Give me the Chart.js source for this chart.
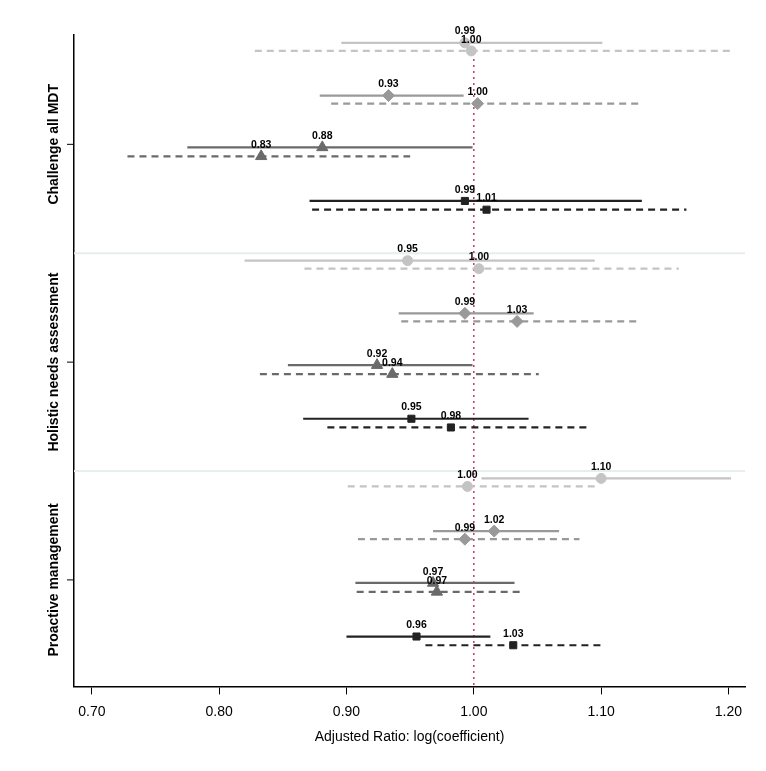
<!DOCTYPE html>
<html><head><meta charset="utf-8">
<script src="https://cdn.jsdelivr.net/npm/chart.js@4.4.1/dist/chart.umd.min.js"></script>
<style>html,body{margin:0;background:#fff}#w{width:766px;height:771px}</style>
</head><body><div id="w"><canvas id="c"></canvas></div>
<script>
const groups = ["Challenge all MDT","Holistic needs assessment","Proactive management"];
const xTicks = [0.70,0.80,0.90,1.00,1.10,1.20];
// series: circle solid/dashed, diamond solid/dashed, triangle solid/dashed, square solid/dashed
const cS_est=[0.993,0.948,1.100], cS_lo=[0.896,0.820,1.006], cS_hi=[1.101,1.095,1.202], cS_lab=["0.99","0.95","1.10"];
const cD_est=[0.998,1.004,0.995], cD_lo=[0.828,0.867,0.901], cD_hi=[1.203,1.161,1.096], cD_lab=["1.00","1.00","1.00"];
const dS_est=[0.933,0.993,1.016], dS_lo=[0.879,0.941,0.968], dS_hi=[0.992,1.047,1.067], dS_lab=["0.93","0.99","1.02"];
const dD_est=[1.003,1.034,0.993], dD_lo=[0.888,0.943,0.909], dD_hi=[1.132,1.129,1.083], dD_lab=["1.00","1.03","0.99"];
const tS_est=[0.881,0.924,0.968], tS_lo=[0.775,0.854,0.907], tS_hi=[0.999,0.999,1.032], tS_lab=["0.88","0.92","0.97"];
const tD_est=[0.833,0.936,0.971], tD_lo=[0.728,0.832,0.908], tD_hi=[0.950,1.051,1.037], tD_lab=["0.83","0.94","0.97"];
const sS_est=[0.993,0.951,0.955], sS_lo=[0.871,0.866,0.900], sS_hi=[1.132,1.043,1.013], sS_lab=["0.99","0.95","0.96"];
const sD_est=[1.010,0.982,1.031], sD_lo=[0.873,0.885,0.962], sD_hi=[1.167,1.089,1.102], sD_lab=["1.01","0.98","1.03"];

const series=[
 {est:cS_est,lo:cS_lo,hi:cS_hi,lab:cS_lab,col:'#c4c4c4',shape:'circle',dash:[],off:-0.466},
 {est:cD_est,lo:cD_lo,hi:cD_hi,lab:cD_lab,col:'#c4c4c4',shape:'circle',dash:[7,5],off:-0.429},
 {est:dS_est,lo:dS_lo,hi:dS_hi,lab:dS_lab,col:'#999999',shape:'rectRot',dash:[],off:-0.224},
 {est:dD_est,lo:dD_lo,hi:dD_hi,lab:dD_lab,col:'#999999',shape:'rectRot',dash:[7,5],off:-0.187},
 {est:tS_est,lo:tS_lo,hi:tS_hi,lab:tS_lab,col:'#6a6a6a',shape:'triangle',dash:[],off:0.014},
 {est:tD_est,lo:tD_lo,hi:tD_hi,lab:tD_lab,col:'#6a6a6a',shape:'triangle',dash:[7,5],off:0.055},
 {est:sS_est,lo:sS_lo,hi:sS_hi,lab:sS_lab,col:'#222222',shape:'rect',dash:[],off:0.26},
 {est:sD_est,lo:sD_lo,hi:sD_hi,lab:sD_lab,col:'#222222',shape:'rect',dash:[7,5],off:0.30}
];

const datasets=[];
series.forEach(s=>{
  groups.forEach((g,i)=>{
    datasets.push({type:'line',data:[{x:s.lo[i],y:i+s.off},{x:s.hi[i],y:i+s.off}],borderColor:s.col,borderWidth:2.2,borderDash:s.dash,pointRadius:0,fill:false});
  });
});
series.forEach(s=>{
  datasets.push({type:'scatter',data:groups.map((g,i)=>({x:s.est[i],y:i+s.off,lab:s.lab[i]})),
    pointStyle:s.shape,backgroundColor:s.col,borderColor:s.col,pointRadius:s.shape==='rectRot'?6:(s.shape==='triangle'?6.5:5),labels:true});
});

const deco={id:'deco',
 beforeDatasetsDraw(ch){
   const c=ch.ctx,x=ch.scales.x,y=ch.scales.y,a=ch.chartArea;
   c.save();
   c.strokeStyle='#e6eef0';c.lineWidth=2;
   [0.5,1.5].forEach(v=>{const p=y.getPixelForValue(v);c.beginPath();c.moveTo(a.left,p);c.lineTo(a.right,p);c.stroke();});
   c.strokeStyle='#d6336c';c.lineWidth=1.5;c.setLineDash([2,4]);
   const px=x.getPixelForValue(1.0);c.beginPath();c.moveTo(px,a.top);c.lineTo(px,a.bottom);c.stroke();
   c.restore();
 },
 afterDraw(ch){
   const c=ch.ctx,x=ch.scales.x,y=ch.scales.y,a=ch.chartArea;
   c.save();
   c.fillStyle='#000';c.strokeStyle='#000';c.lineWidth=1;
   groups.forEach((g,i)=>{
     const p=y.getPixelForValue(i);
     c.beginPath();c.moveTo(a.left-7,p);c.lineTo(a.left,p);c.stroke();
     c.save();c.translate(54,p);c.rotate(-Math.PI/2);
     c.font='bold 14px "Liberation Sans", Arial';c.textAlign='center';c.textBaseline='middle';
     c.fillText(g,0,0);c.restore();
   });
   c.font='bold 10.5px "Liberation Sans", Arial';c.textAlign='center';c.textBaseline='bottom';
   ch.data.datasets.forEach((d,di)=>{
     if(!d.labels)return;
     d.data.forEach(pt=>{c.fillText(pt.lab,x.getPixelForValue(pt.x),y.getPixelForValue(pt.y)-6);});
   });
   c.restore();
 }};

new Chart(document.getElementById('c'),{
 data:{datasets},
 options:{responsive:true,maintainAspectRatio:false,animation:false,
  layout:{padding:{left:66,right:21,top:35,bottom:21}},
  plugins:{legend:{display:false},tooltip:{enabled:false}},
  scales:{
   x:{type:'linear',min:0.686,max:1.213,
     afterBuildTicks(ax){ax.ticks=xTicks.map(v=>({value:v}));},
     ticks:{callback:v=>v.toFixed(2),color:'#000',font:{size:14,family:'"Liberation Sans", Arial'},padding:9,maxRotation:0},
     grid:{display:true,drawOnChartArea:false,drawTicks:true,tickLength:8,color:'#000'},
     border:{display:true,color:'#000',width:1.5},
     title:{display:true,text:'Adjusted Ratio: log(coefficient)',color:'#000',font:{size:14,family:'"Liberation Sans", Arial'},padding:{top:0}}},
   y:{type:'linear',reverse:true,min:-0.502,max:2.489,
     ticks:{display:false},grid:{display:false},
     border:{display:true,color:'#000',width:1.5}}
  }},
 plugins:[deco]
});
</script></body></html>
○ ○ ○
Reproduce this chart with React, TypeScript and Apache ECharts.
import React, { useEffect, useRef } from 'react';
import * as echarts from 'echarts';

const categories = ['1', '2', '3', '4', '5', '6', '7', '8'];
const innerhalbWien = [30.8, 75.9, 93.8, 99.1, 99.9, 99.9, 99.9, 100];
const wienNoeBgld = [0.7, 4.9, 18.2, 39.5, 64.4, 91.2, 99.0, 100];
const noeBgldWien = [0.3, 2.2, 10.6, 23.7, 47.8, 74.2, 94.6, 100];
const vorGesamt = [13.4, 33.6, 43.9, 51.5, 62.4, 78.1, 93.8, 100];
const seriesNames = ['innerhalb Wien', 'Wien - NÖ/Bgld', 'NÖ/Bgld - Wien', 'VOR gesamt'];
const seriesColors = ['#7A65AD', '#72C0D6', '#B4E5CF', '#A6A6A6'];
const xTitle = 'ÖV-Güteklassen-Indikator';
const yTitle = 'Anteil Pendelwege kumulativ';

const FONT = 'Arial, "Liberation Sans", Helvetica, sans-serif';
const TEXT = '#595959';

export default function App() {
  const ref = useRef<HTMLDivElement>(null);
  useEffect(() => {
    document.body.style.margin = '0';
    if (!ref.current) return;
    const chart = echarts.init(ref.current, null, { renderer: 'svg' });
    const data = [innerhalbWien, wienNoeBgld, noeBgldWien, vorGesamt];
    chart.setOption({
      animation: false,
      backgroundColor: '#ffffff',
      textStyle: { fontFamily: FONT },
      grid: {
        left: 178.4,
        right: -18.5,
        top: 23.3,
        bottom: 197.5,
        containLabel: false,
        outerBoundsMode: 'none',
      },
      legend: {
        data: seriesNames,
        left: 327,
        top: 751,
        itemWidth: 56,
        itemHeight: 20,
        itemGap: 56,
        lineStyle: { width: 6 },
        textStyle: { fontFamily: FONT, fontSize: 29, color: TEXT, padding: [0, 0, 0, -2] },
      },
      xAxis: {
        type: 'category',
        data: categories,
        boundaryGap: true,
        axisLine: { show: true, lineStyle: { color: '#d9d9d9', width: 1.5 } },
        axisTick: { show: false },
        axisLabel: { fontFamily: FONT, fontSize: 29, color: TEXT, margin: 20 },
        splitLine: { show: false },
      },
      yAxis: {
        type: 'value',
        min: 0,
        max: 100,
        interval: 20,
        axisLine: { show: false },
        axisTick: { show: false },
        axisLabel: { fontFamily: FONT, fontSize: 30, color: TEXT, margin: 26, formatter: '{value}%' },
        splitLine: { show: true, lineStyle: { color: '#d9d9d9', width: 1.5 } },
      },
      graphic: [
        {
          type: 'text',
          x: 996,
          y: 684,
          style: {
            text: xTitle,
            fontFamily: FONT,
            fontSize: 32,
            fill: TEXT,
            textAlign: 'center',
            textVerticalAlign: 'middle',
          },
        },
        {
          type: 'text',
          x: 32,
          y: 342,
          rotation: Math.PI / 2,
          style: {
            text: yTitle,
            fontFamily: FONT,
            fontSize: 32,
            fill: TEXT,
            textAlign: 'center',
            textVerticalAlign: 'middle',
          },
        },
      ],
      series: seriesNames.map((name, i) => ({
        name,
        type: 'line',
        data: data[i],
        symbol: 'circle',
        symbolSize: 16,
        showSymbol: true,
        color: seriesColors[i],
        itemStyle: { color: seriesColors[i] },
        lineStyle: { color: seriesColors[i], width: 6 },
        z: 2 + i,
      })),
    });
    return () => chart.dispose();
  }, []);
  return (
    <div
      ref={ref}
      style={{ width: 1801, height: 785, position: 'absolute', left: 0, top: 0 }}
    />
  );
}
○ ○ ○
§ Objective:
Filter the data, keeping only the lines that contain "this".

§ Answer to the task:
Give me the Chart.js source for this chart.
Reproduce this chart with React, TypeScript and Apache ECharts.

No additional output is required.